Transform Domain Analysis of Sequences.

In cryptanalysis, security of ciphers vis-a-vis attacks is gauged against three criteria of complexities, i.e., computations, memory and time. Some features may not be so apparent in a particular domain, and their analysis in a transformed domain often reveals interesting patterns. Moreover, the complexity criteria in different domains are different and performance improvements are often achieved by transforming the problem in an alternate domain. Owing to the results of coding theory and signal processing, Discrete Fourier Transform (DFT) based attacks have proven to be efficient than algebraic attacks in terms of their computational complexity. Motivated by DFT based attacks, we present a transform domain analysis of Linear Feedback Shift Register(LFSR) based sequence generators. The time and frequency domain behavior of non-linear filter and combiner generators is discussed along with some novel observations based on the Chinese Remainder Theorem (CRT).
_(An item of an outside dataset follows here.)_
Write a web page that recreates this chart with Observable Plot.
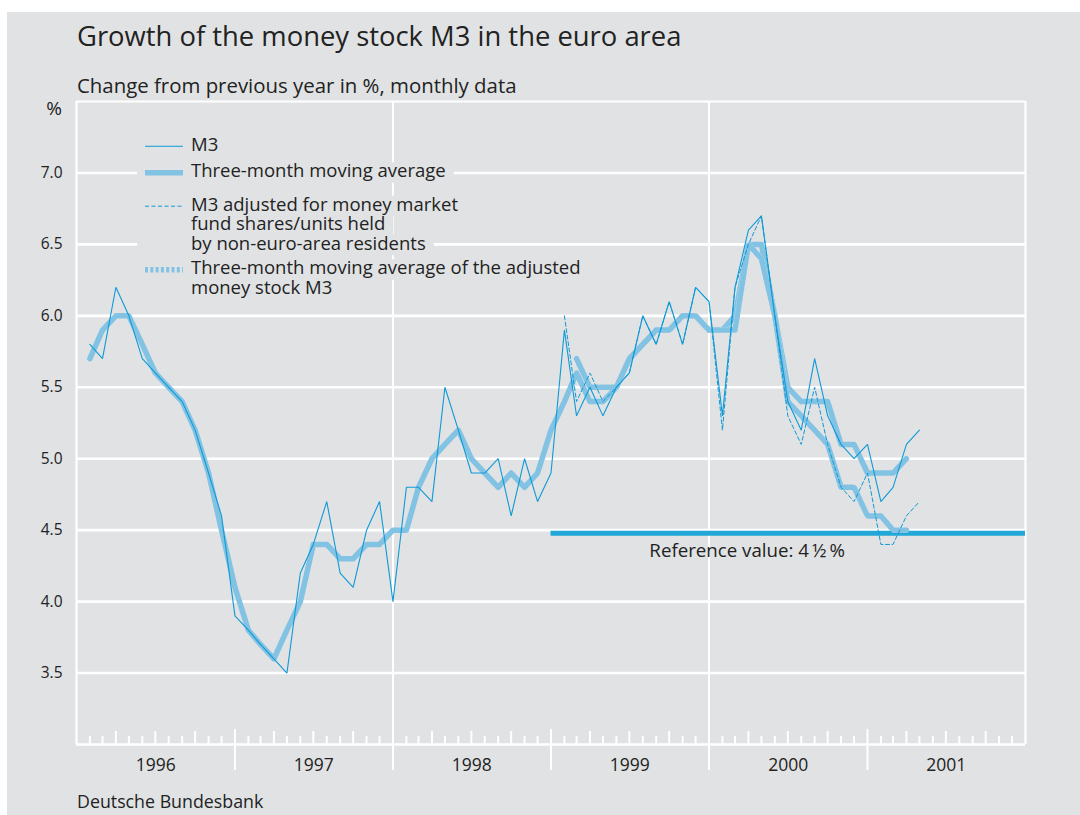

CRT is exploited to establish patterns in LFSR sequences and underlying cyclic structures of finite fields. Application of DFT spectra attacks on combiner generators is also demonstrated. Our proposed method saves on the last stage computations of selective DFT attacks for combiner generators. The proposed approach is demonstrated on some examples of combiner generators and is scalable to general configuration of combiner generators.